## Begin
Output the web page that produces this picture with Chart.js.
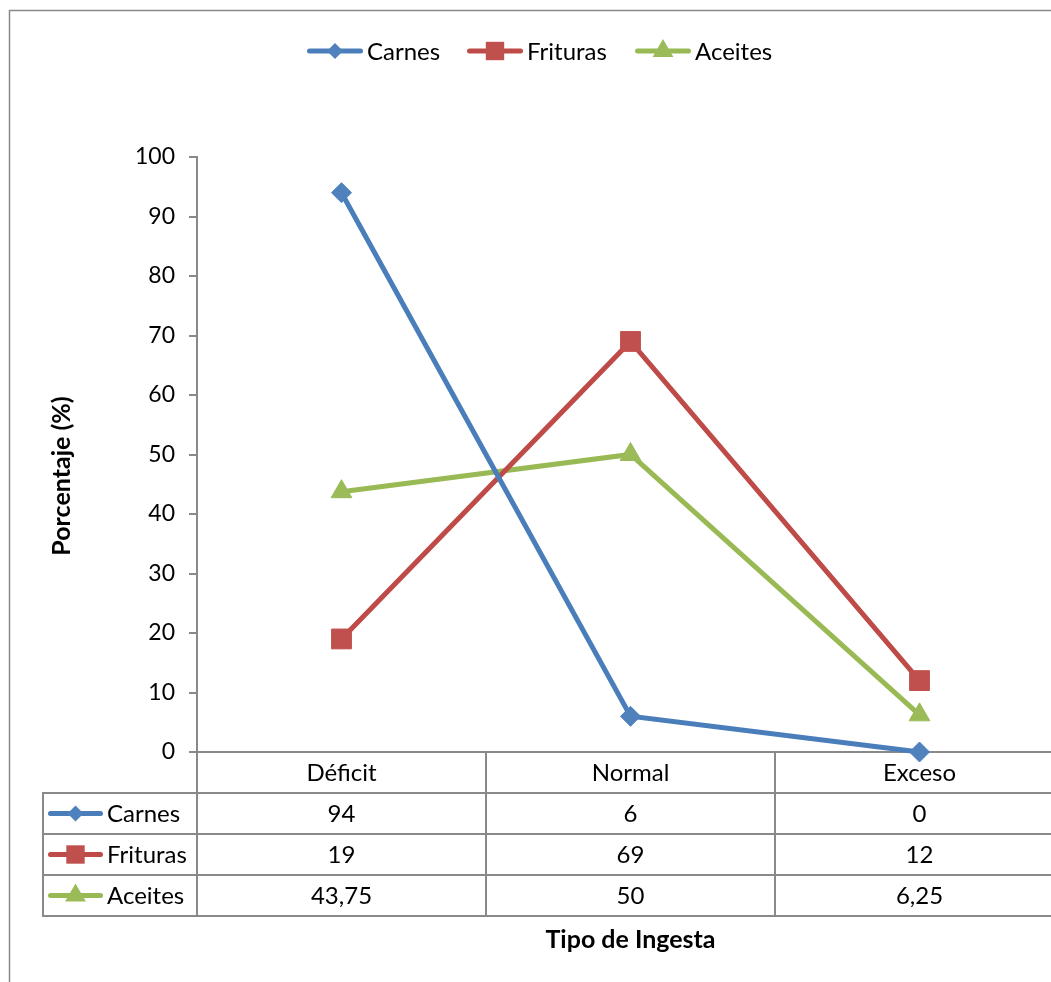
<!DOCTYPE html>
<html lang="es">
<head>
<meta charset="utf-8">
<title>Tipo de Ingesta</title>
<script src="https://cdn.jsdelivr.net/npm/chart.js"></script>
<style>
  html, body { margin: 0; padding: 0; background: #ffffff; overflow: hidden; }
  #wrap { position: absolute; left: 0; top: 0; }
</style>
</head>
<body>
<div id="wrap"><canvas id="c" width="1064" height="982"></canvas></div>
<script>
// Categorías del eje X
const categorias = ['Déficit', 'Normal', 'Exceso'];

// Porcentajes por tipo de alimento
const carnes = [94, 6, 0];
const frituras = [19, 69, 12];
const aceites = [43.75, 50, 6.25];

// Etiquetas de la tabla de datos (formato decimal con coma)
const etiquetasCarnes = ['94', '6', '0'];
const etiquetasFrituras = ['19', '69', '12'];
const etiquetasAceites = ['43,75', '50', '6,25'];

const FONT = 'Lato, "Liberation Sans", sans-serif';
const GRIS = '#898989';

const series = [
  { label: 'Carnes', data: carnes, textos: etiquetasCarnes, line: '#4A7EBB', fill: '#4F81BD', style: 'rectRot', radius: 10, keyRadius: 8 },
  { label: 'Frituras', data: frituras, textos: etiquetasFrituras, line: '#BE4B48', fill: '#C0504D', style: 'rect', radius: 14, keyRadius: 13 },
  { label: 'Aceites', data: aceites, textos: etiquetasAceites, line: '#98B954', fill: '#9BBB59', style: 'triangle', radius: 12, keyRadius: 12 }
];

// Marcador (rombo, cuadrado, triángulo) como en la serie
function marcador(ctx, s, r, x, y) {
  ctx.save();
  ctx.fillStyle = s.fill;
  ctx.beginPath();
  if (s.style === 'rectRot') {
    ctx.moveTo(x, y - r); ctx.lineTo(x + r, y); ctx.lineTo(x, y + r); ctx.lineTo(x - r, y);
  } else if (s.style === 'rect') {
    const h = r * Math.SQRT1_2;
    ctx.rect(x - h, y - h, 2 * h, 2 * h);
  } else {
    const a = Math.PI * 2 / 3;
    ctx.moveTo(x, y - r);
    ctx.lineTo(x + Math.sin(a) * r, y - Math.cos(a) * r);
    ctx.lineTo(x + Math.sin(2 * a) * r, y - Math.cos(2 * a) * r);
  }
  ctx.closePath();
  ctx.fill();
  ctx.restore();
}

// Clave de leyenda: trazo con marcador centrado
function clave(ctx, s, x0, x1, y) {
  ctx.save();
  ctx.strokeStyle = s.line;
  ctx.lineWidth = 5;
  ctx.lineCap = 'round';
  ctx.beginPath();
  ctx.moveTo(x0 + 2.5, y); ctx.lineTo(x1 - 2.5, y);
  ctx.stroke();
  ctx.restore();
  marcador(ctx, s, s.keyRadius, (x0 + x1) / 2, y);
}

// Posición de cada entrada de la leyenda superior
const leyendaX = [307, 467, 635];

const decoracion = {
  id: 'decoracion',
  beforeDraw(chart) {
    const ctx = chart.ctx;
    // Marco exterior del gráfico
    ctx.save();
    ctx.strokeStyle = GRIS;
    ctx.lineWidth = 1.5;
    ctx.strokeRect(9.5, 10.5, 1200, 1200);
    ctx.restore();

    // Leyenda superior
    ctx.save();
    ctx.font = '24px ' + FONT;
    ctx.textBaseline = 'middle';
    const y = 51;
    series.forEach((s, i) => {
      const x = leyendaX[i];
      clave(ctx, s, x, x + 56, y);
      ctx.fillStyle = '#000';
      ctx.textAlign = 'left';
      ctx.fillText(s.label, x + 60, y + 1);
    });
    ctx.restore();
  },
  afterDraw(chart) {
    const ctx = chart.ctx;
    const xs = chart.scales.x;
    const area = chart.chartArea;
    const paso = xs.getPixelForValue(1) - xs.getPixelForValue(0);
    const fila = 41;
    const y0 = area.bottom;
    const izq = 43;
    const nFilas = series.length + 1;
    const yFin = y0 + fila * nFilas;

    ctx.save();
    ctx.strokeStyle = GRIS;
    ctx.lineWidth = 2;
    ctx.beginPath();
    // Líneas horizontales de la tabla
    for (let r = 1; r <= nFilas; r++) {
      const y = y0 + fila * r;
      ctx.moveTo(izq, y); ctx.lineTo(area.right, y);
    }
    // Líneas verticales
    ctx.moveTo(izq, y0 + fila - 1); ctx.lineTo(izq, yFin + 1);
    for (let i = 0; i <= categorias.length; i++) {
      const x = xs.getPixelForValue(0) - paso / 2 + paso * i;
      ctx.moveTo(x, y0); ctx.lineTo(x, yFin + 1);
    }
    ctx.stroke();

    // Texto de la tabla
    ctx.font = '24px ' + FONT;
    ctx.fillStyle = '#000';
    ctx.textAlign = 'center';
    ctx.textBaseline = 'middle';
    categorias.forEach((c, i) => {
      ctx.fillText(c, xs.getPixelForValue(i), y0 + fila / 2 + 1);
    });
    series.forEach((s, r) => {
      const yc = y0 + fila * (r + 1) + fila / 2 + 1;
      s.textos.forEach((t, i) => {
        ctx.textAlign = 'center';
        ctx.fillText(t, xs.getPixelForValue(i), yc);
      });
      clave(ctx, s, 48, 103, yc - 1);
      ctx.fillStyle = '#000';
      ctx.textAlign = 'left';
      ctx.fillText(s.label, 107, yc);
    });

    // Títulos de los ejes
    ctx.font = 'bold 25px ' + FONT;
    ctx.textAlign = 'center';
    ctx.fillText('Tipo de Ingesta', xs.getPixelForValue(1), 940);
    ctx.save();
    ctx.translate(62, 476);
    ctx.rotate(-Math.PI / 2);
    ctx.fillText('Porcentaje (%)', 0, 0);
    ctx.restore();
    ctx.restore();
  }
};

new Chart(document.getElementById('c'), {
  type: 'line',
  data: {
    labels: categorias,
    datasets: series.map(s => ({
      label: s.label,
      data: s.data,
      borderColor: s.line,
      borderWidth: 5,
      backgroundColor: s.fill,
      pointBackgroundColor: s.fill,
      pointBorderColor: s.fill,
      pointBorderWidth: 1,
      pointStyle: s.style,
      pointRadius: s.radius,
      pointHoverRadius: s.radius,
      tension: 0,
      clip: false
    }))
  },
  options: {
    responsive: false,
    animation: false,
    events: [],
    layout: { autoPadding: false, padding: { top: 157, left: 0, right: 0, bottom: 0 } },
    plugins: {
      legend: { display: false },
      tooltip: { enabled: false }
    },
    scales: {
      x: {
        offset: true,
        grid: { display: false },
        border: { display: true, color: GRIS, width: 2 },
        ticks: { display: false },
        afterFit(scale) { scale.height = 230; }
      },
      y: {
        min: 0,
        max: 100,
        ticks: {
          stepSize: 10,
          padding: 14,
          color: '#000',
          font: { family: FONT, size: 23 }
        },
        grid: { drawOnChartArea: false, drawTicks: true, tickLength: 8, color: GRIS, lineWidth: 2 },
        border: { display: true, color: GRIS, width: 2 },
        afterFit(scale) { scale.width = 197; }
      }
    }
  },
  plugins: [decoracion]
});
</script>
</body>
</html>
## End
- Exercise task: Omit each picture, then return all of the listing exactly as it stands.

- Reply to the task:
Output the web page that produces this picture with Chart.js.
<!DOCTYPE html>
<html lang="es">
<head>
<meta charset="utf-8">
<title>Tipo de Ingesta</title>
<script src="https://cdn.jsdelivr.net/npm/chart.js"></script>
<style>
  html, body { margin: 0; padding: 0; background: #ffffff; overflow: hidden; }
  #wrap { position: absolute; left: 0; top: 0; }
</style>
</head>
<body>
<div id="wrap"><canvas id="c" width="1064" height="982"></canvas></div>
<script>
// Categorías del eje X
const categorias = ['Déficit', 'Normal', 'Exceso'];

// Porcentajes por tipo de alimento
const carnes = [94, 6, 0];
const frituras = [19, 69, 12];
const aceites = [43.75, 50, 6.25];

// Etiquetas de la tabla de datos (formato decimal con coma)
const etiquetasCarnes = ['94', '6', '0'];
const etiquetasFrituras = ['19', '69', '12'];
const etiquetasAceites = ['43,75', '50', '6,25'];

const FONT = 'Lato, "Liberation Sans", sans-serif';
const GRIS = '#898989';

const series = [
  { label: 'Carnes', data: carnes, textos: etiquetasCarnes, line: '#4A7EBB', fill: '#4F81BD', style: 'rectRot', radius: 10, keyRadius: 8 },
  { label: 'Frituras', data: frituras, textos: etiquetasFrituras, line: '#BE4B48', fill: '#C0504D', style: 'rect', radius: 14, keyRadius: 13 },
  { label: 'Aceites', data: aceites, textos: etiquetasAceites, line: '#98B954', fill: '#9BBB59', style: 'triangle', radius: 12, keyRadius: 12 }
];

// Marcador (rombo, cuadrado, triángulo) como en la serie
function marcador(ctx, s, r, x, y) {
  ctx.save();
  ctx.fillStyle = s.fill;
  ctx.beginPath();
  if (s.style === 'rectRot') {
    ctx.moveTo(x, y - r); ctx.lineTo(x + r, y); ctx.lineTo(x, y + r); ctx.lineTo(x - r, y);
  } else if (s.style === 'rect') {
    const h = r * Math.SQRT1_2;
    ctx.rect(x - h, y - h, 2 * h, 2 * h);
  } else {
    const a = Math.PI * 2 / 3;
    ctx.moveTo(x, y - r);
    ctx.lineTo(x + Math.sin(a) * r, y - Math.cos(a) * r);
    ctx.lineTo(x + Math.sin(2 * a) * r, y - Math.cos(2 * a) * r);
  }
  ctx.closePath();
  ctx.fill();
  ctx.restore();
}

// Clave de leyenda: trazo con marcador centrado
function clave(ctx, s, x0, x1, y) {
  ctx.save();
  ctx.strokeStyle = s.line;
  ctx.lineWidth = 5;
  ctx.lineCap = 'round';
  ctx.beginPath();
  ctx.moveTo(x0 + 2.5, y); ctx.lineTo(x1 - 2.5, y);
  ctx.stroke();
  ctx.restore();
  marcador(ctx, s, s.keyRadius, (x0 + x1) / 2, y);
}

// Posición de cada entrada de la leyenda superior
const leyendaX = [307, 467, 635];

const decoracion = {
  id: 'decoracion',
  beforeDraw(chart) {
    const ctx = chart.ctx;
    // Marco exterior del gráfico
    ctx.save();
    ctx.strokeStyle = GRIS;
    ctx.lineWidth = 1.5;
    ctx.strokeRect(9.5, 10.5, 1200, 1200);
    ctx.restore();

    // Leyenda superior
    ctx.save();
    ctx.font = '24px ' + FONT;
    ctx.textBaseline = 'middle';
    const y = 51;
    series.forEach((s, i) => {
      const x = leyendaX[i];
      clave(ctx, s, x, x + 56, y);
      ctx.fillStyle = '#000';
      ctx.textAlign = 'left';
      ctx.fillText(s.label, x + 60, y + 1);
    });
    ctx.restore();
  },
  afterDraw(chart) {
    const ctx = chart.ctx;
    const xs = chart.scales.x;
    const area = chart.chartArea;
    const paso = xs.getPixelForValue(1) - xs.getPixelForValue(0);
    const fila = 41;
    const y0 = area.bottom;
    const izq = 43;
    const nFilas = series.length + 1;
    const yFin = y0 + fila * nFilas;

    ctx.save();
    ctx.strokeStyle = GRIS;
    ctx.lineWidth = 2;
    ctx.beginPath();
    // Líneas horizontales de la tabla
    for (let r = 1; r <= nFilas; r++) {
      const y = y0 + fila * r;
      ctx.moveTo(izq, y); ctx.lineTo(area.right, y);
    }
    // Líneas verticales
    ctx.moveTo(izq, y0 + fila - 1); ctx.lineTo(izq, yFin + 1);
    for (let i = 0; i <= categorias.length; i++) {
      const x = xs.getPixelForValue(0) - paso / 2 + paso * i;
      ctx.moveTo(x, y0); ctx.lineTo(x, yFin + 1);
    }
    ctx.stroke();

    // Texto de la tabla
    ctx.font = '24px ' + FONT;
    ctx.fillStyle = '#000';
    ctx.textAlign = 'center';
    ctx.textBaseline = 'middle';
    categorias.forEach((c, i) => {
      ctx.fillText(c, xs.getPixelForValue(i), y0 + fila / 2 + 1);
    });
    series.forEach((s, r) => {
      const yc = y0 + fila * (r + 1) + fila / 2 + 1;
      s.textos.forEach((t, i) => {
        ctx.textAlign = 'center';
        ctx.fillText(t, xs.getPixelForValue(i), yc);
      });
      clave(ctx, s, 48, 103, yc - 1);
      ctx.fillStyle = '#000';
      ctx.textAlign = 'left';
      ctx.fillText(s.label, 107, yc);
    });

    // Títulos de los ejes
    ctx.font = 'bold 25px ' + FONT;
    ctx.textAlign = 'center';
    ctx.fillText('Tipo de Ingesta', xs.getPixelForValue(1), 940);
    ctx.save();
    ctx.translate(62, 476);
    ctx.rotate(-Math.PI / 2);
    ctx.fillText('Porcentaje (%)', 0, 0);
    ctx.restore();
    ctx.restore();
  }
};

new Chart(document.getElementById('c'), {
  type: 'line',
  data: {
    labels: categorias,
    datasets: series.map(s => ({
      label: s.label,
      data: s.data,
      borderColor: s.line,
      borderWidth: 5,
      backgroundColor: s.fill,
      pointBackgroundColor: s.fill,
      pointBorderColor: s.fill,
      pointBorderWidth: 1,
      pointStyle: s.style,
      pointRadius: s.radius,
      pointHoverRadius: s.radius,
      tension: 0,
      clip: false
    }))
  },
  options: {
    responsive: false,
    animation: false,
    events: [],
    layout: { autoPadding: false, padding: { top: 157, left: 0, right: 0, bottom: 0 } },
    plugins: {
      legend: { display: false },
      tooltip: { enabled: false }
    },
    scales: {
      x: {
        offset: true,
        grid: { display: false },
        border: { display: true, color: GRIS, width: 2 },
        ticks: { display: false },
        afterFit(scale) { scale.height = 230; }
      },
      y: {
        min: 0,
        max: 100,
        ticks: {
          stepSize: 10,
          padding: 14,
          color: '#000',
          font: { family: FONT, size: 23 }
        },
        grid: { drawOnChartArea: false, drawTicks: true, tickLength: 8, color: GRIS, lineWidth: 2 },
        border: { display: true, color: GRIS, width: 2 },
        afterFit(scale) { scale.width = 197; }
      }
    }
  },
  plugins: [decoracion]
});
</script>
</body>
</html>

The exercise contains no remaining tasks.